▶ _THE PROBLEM_:
Check every line for the word "that" and give the number of lines where it occurs, nothing else.

▶ _TASK MATERIAL_:
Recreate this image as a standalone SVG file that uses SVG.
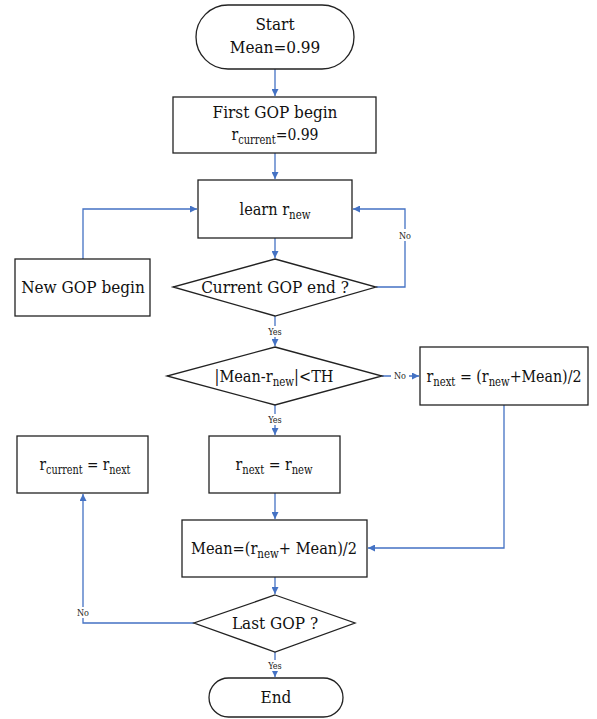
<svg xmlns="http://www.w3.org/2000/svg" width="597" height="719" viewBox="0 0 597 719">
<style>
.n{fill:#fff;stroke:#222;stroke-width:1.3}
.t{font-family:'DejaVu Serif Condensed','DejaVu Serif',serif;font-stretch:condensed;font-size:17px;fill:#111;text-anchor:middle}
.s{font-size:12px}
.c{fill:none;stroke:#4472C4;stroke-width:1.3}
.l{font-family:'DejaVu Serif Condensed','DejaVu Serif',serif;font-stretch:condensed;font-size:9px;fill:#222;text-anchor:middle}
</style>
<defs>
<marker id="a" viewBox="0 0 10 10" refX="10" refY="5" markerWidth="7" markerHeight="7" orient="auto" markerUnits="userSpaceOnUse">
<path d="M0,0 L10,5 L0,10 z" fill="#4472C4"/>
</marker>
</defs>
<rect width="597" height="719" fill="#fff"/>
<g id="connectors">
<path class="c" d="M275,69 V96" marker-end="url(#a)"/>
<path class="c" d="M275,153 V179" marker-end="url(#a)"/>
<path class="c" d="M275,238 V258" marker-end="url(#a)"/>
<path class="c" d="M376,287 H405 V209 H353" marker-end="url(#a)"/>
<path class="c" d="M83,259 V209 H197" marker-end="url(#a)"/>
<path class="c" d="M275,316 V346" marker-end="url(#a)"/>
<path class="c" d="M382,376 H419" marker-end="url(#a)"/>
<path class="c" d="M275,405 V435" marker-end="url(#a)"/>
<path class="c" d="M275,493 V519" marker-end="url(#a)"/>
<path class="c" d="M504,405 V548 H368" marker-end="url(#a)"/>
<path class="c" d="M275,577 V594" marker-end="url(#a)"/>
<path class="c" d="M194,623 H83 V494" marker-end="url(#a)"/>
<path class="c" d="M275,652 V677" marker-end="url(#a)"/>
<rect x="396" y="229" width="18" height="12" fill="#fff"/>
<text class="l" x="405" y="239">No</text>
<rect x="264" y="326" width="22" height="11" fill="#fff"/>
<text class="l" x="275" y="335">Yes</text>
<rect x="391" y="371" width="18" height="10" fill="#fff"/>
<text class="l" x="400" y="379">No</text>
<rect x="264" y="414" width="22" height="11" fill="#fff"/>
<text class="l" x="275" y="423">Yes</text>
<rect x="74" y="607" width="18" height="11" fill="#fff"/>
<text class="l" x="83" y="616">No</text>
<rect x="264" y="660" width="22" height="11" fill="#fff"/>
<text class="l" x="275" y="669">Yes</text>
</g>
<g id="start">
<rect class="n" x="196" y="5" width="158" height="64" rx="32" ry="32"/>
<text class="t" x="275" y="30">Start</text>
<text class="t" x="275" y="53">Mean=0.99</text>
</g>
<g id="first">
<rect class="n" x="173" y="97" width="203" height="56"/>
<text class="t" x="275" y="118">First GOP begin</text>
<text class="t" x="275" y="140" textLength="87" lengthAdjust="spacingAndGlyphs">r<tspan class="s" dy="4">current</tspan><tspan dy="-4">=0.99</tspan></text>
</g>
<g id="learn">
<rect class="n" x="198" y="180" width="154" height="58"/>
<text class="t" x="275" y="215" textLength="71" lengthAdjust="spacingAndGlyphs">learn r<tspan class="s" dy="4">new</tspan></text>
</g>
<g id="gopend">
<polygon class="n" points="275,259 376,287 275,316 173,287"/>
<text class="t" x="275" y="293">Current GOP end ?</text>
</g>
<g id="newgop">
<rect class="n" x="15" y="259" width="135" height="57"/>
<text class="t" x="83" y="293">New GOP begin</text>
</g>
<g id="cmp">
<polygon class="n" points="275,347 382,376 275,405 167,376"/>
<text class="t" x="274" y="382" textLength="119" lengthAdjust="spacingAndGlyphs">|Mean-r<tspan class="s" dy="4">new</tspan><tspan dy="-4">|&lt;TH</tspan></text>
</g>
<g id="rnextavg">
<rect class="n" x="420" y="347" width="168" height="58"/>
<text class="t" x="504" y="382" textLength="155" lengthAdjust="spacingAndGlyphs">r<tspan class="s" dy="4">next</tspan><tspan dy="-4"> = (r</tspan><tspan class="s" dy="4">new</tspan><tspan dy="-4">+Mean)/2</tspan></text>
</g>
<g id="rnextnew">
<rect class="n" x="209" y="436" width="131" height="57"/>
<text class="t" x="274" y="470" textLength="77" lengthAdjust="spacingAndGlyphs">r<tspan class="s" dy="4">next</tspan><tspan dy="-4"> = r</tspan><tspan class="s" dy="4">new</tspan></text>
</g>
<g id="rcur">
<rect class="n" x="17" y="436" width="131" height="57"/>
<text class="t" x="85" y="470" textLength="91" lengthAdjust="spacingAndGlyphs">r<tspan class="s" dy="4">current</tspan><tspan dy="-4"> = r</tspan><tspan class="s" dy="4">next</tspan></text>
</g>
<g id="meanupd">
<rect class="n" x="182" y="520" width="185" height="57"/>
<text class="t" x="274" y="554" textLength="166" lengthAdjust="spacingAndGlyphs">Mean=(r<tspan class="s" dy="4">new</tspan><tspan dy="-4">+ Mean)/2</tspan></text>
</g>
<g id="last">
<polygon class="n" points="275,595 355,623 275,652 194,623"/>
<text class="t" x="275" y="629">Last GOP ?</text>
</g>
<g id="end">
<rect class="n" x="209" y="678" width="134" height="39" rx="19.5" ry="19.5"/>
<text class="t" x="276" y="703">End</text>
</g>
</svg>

---

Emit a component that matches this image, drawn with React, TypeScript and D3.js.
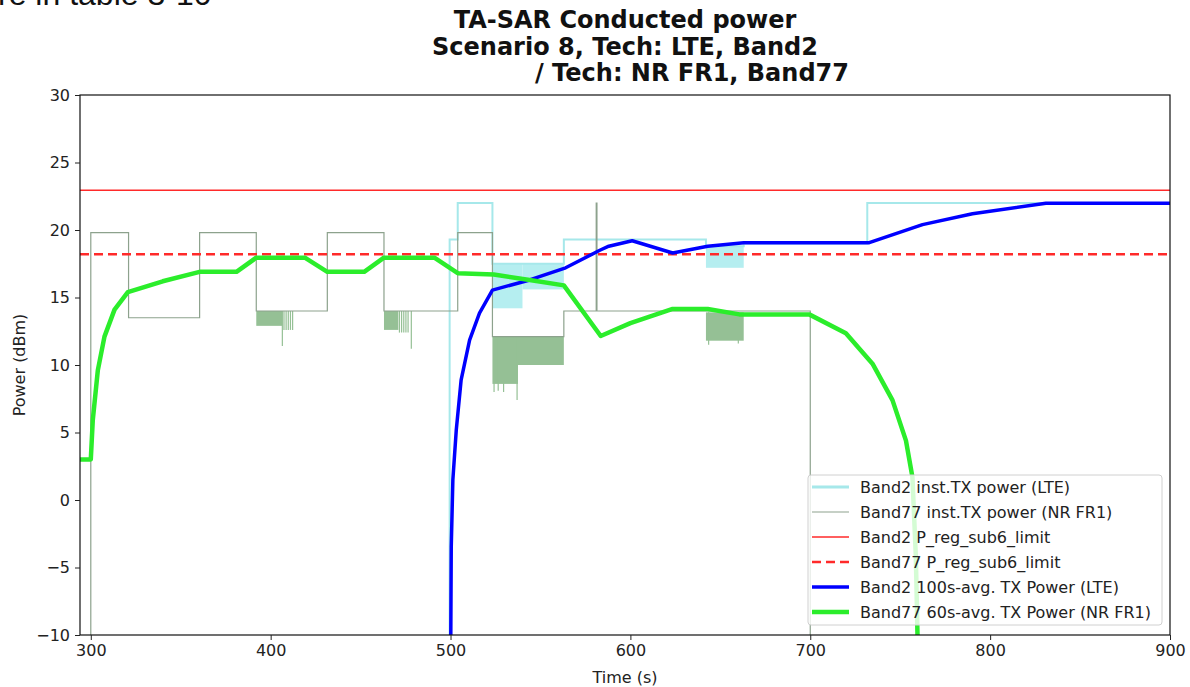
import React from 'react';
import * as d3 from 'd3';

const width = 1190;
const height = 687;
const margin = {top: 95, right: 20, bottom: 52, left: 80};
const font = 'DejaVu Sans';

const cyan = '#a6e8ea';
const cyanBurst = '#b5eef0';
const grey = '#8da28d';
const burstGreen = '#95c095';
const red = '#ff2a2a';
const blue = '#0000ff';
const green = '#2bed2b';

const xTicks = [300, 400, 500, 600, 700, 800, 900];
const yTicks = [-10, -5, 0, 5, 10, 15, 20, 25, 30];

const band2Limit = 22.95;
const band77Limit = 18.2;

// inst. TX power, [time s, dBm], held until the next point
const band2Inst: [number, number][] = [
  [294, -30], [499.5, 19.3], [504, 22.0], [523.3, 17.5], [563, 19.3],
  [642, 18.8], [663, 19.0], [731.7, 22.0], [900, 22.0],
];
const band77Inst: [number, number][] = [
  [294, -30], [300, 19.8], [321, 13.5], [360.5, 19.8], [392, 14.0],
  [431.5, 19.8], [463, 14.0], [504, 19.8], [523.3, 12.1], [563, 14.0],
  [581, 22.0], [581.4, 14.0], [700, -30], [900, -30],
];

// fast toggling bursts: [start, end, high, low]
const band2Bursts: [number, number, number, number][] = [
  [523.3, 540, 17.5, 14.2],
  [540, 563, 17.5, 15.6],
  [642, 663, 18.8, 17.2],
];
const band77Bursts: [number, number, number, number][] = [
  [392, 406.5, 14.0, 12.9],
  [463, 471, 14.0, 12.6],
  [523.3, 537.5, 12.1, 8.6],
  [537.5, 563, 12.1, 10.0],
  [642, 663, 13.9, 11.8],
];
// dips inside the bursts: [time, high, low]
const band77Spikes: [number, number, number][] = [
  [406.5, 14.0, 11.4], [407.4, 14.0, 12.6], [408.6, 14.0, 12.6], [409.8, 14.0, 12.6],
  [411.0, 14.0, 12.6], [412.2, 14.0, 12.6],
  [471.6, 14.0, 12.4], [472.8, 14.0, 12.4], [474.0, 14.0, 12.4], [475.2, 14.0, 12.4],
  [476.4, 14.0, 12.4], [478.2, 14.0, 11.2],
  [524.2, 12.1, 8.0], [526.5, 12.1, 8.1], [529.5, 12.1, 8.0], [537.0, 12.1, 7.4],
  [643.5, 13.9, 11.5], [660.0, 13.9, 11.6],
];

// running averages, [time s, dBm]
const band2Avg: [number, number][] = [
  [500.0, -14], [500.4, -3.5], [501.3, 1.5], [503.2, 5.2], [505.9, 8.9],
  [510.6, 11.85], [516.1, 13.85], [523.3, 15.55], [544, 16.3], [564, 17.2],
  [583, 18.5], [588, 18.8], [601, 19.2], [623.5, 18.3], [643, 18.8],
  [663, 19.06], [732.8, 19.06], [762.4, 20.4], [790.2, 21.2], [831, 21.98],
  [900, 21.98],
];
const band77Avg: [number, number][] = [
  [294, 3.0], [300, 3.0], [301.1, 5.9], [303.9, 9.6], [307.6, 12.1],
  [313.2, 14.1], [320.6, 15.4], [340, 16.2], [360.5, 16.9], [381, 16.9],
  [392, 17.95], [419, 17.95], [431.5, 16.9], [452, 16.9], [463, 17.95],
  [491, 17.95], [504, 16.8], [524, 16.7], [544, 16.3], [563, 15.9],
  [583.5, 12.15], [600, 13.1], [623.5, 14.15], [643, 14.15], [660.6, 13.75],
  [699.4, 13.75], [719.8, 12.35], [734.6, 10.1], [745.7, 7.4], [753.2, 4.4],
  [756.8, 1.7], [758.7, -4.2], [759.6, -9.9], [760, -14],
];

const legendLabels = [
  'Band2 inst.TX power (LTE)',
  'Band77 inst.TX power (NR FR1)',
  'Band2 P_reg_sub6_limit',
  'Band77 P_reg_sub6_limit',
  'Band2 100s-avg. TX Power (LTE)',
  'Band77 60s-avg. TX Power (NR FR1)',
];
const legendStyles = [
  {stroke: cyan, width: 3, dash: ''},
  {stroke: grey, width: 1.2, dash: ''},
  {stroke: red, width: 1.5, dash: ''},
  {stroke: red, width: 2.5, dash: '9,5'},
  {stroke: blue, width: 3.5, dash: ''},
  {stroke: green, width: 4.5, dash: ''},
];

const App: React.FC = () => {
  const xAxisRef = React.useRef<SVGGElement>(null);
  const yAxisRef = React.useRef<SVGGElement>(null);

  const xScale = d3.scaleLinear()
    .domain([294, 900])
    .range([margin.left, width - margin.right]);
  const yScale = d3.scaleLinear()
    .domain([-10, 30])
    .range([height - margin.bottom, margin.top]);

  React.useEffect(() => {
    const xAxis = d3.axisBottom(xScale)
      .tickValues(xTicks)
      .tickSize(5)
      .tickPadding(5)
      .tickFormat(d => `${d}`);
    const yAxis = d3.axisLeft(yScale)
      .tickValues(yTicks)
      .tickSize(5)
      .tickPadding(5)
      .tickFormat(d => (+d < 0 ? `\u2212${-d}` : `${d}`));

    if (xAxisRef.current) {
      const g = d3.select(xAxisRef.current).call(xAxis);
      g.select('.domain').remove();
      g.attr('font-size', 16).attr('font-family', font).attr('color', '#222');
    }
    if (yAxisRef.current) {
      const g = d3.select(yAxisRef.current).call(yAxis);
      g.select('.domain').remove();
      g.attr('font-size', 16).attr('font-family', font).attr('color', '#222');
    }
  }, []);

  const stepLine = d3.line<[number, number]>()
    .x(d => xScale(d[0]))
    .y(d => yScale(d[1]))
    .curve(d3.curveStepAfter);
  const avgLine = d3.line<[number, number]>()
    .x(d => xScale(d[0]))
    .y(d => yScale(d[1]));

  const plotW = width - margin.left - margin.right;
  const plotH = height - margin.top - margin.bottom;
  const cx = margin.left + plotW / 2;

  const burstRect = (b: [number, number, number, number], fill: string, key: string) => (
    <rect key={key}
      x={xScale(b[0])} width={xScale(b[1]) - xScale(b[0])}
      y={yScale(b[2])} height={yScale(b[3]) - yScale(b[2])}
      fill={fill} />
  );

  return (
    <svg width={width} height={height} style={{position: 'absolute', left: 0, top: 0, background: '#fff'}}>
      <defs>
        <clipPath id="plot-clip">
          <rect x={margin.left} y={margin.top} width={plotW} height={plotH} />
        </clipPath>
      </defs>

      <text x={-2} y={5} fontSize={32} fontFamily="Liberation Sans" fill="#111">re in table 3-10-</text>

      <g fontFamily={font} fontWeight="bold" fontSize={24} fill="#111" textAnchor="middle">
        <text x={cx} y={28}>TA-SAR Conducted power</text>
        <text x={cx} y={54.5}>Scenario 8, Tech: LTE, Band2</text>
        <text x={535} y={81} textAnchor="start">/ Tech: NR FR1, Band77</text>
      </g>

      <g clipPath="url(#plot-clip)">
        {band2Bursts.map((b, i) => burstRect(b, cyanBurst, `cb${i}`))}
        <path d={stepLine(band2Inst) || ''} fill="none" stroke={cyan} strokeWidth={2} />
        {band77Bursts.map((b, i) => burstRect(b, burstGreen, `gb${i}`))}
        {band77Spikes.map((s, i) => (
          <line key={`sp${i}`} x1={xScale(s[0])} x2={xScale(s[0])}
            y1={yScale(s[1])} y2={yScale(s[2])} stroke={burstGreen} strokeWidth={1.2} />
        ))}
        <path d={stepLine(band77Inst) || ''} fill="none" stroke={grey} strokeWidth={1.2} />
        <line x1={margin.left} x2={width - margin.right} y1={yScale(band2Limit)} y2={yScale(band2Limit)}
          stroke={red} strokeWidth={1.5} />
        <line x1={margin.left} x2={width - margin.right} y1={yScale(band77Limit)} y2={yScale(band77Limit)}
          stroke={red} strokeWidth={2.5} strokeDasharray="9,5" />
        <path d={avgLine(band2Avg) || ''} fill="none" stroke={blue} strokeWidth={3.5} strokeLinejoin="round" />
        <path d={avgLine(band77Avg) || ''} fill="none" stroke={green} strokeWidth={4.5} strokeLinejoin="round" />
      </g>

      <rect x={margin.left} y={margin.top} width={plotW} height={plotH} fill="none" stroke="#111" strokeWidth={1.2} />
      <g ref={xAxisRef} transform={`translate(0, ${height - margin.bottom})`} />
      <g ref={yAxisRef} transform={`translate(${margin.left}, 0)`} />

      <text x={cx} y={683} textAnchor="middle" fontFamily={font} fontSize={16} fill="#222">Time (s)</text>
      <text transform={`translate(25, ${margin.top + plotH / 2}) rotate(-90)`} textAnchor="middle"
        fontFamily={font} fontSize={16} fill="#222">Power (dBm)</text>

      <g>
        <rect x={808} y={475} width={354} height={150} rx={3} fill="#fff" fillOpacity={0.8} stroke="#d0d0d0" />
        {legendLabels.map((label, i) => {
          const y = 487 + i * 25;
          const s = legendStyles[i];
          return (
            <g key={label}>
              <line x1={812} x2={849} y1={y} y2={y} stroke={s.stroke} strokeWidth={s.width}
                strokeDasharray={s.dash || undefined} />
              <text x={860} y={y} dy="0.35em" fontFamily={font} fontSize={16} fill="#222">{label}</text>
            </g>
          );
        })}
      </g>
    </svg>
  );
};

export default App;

▶ _WORKED SOLUTION_:
2